13. The electrical cable of claim 7, wherein the plurality of electrodes are electrically insulated from one another.
14. The electrical cable of claim 7, wherein, when the plurality of electrodes form opposing plate connections, the plurality of electrodes comprises at least one distributed capacitor.
15. The electrical cable of claim 7, wherein when the at least one shield is arranged such that a first group of at least one conductive layers is electrically connected at an electrical cable end, and at least a second disjoint group of adjacent at least one conductive layers is electrically connected at another electrical cable end, the at least second disjoint group being electrically separated from said first group and from other disjoint groups, the at least one shield comprises a blocking capacitor.
16. The electrical cable of claim 7, wherein at least one of the first conductive layer and the at least second conductive layer of at least one of the at least one shield includes a predetermined loss sufficient to control resonant length effects.
17. The electrical cable of claim 7, wherein the first nonconductive layer extends beyond at least one edge of the first conductive layer of at least one of the at least one shield, and wherein the at least second nonconductive layer extends beyond at least one edge of the at least second conductive layer of the at least one of the at least one shield.
18. The electrical cable of claim 7, wherein the first conductive layer is offset from the at least second conductive layer of at least one of the at least one shield, forming at least one overhang of nonconductive material, the at least one overhang of nonconductive material providing an additional nonconductive clearance between the first conductive layer and the at least second conductive layer of the at least one of the at least one shield.
19. The electrical cable of claim 18, wherein the at least one overhang of nonconductive material are formed by removing conductive portions from at least one of the first conductive layer and at least second conductive layer of the at least one of the at least one shield by a removal process, including etching.
20. The electrical cable of claim 7, wherein the at least one shield includes one of a sputtering formed, chemical deposition formed, and vapor-deposition formed first and at least second conductive layers.

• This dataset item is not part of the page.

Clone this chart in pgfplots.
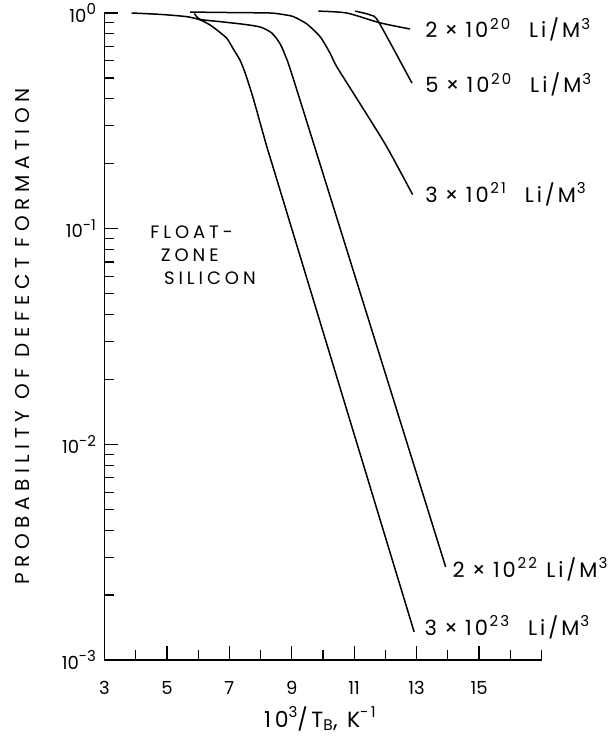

21. An electrical cable, comprising:
a plurality of conductors, wherein the plurality of conductors is organized into a plurality of subsets of conductors;
a plurality of shields, wherein each of the plurality of shields encircles a subset of the plurality of subsets of conductors, each of the plurality of shields extending along a length of the electrical cable, wherein each of the plurality of shields comprises:
a first non-conductive layer;
a first conductive layer formed on the first non-conductive layer to form a first layer of each of the plurality of shields;
at least a second non-conductive layer;
at least a second conductive layer formed on the at least second non-conductive layer to form a second layer of each of the plurality of shields,
wherein the first conductive layer is electrically separated from the at least second conductive layer by the at least second non-conductive layer, and
wherein the first conductive layer and the at least second conductive layer face inwardly toward the subset of the plurality of conductors;
a first fold extending along a first end edge of the first layer;
a second fold extending along a second end edge of the first layer;
a third fold extending along a first end edge of the at least second layer; and
a fourth fold extending along a second end edge of the at least second layer,
wherein an outwardly-facing portion of the first fold is in substantially continuous electrical contact with a portion of the inwardly-facing first conductive layer at the first fold, thereby facilitating circumferential electrical continuity in the first conductive layer,
wherein an inwardly-facing portion of the second fold is in substantially continuous contact with a portion of an outwardly-facing first non-conductive layer at the second fold,
wherein an outwardly-facing portion of the third fold is in substantially continuous electrical contact with a portion of the inwardly-facing at least second conductive layer at the third fold, thereby facilitating circumferential electrical continuity in the at least second conductive layer,
wherein an inwardly-facing portion of the fourth fold is in substantially continuous contact with a portion of an outwardly-facing at least second non-conductive layer at the fourth fold,
wherein the first fold is separated from the second fold by a first predetermined distance,
wherein the third fold is separated from the fourth fold by a second predetermined distance, and
wherein the first and second folds are separated from the third and fourth folds by a third predetermined distance;
wherein each of the plurality of subsets of conductors comprises:
a first connection mechanism electrically connected to the first conductive layer; and
at least a second connection mechanism electrically to the at least second conductive layer,
wherein the first connection mechanism and the at least second connection mechanism are in substantially continuous electrical contact with the first conductive layer and the at least second conductive layer, respectively, and electrically separated from each other and other connection mechanisms,
wherein the first connection mechanism and the first conductive layer in electrical contact therewith comprise a first electrode of a plurality of electrodes and the at least second connection mechanism and the at least second conductive layer in electrical contact therewith comprise a second electrode of the plurality of electrodes, and
wherein each of the electrodes from each of the plurality of subsets of conductors is electrically connectable at an end of the electrical cable.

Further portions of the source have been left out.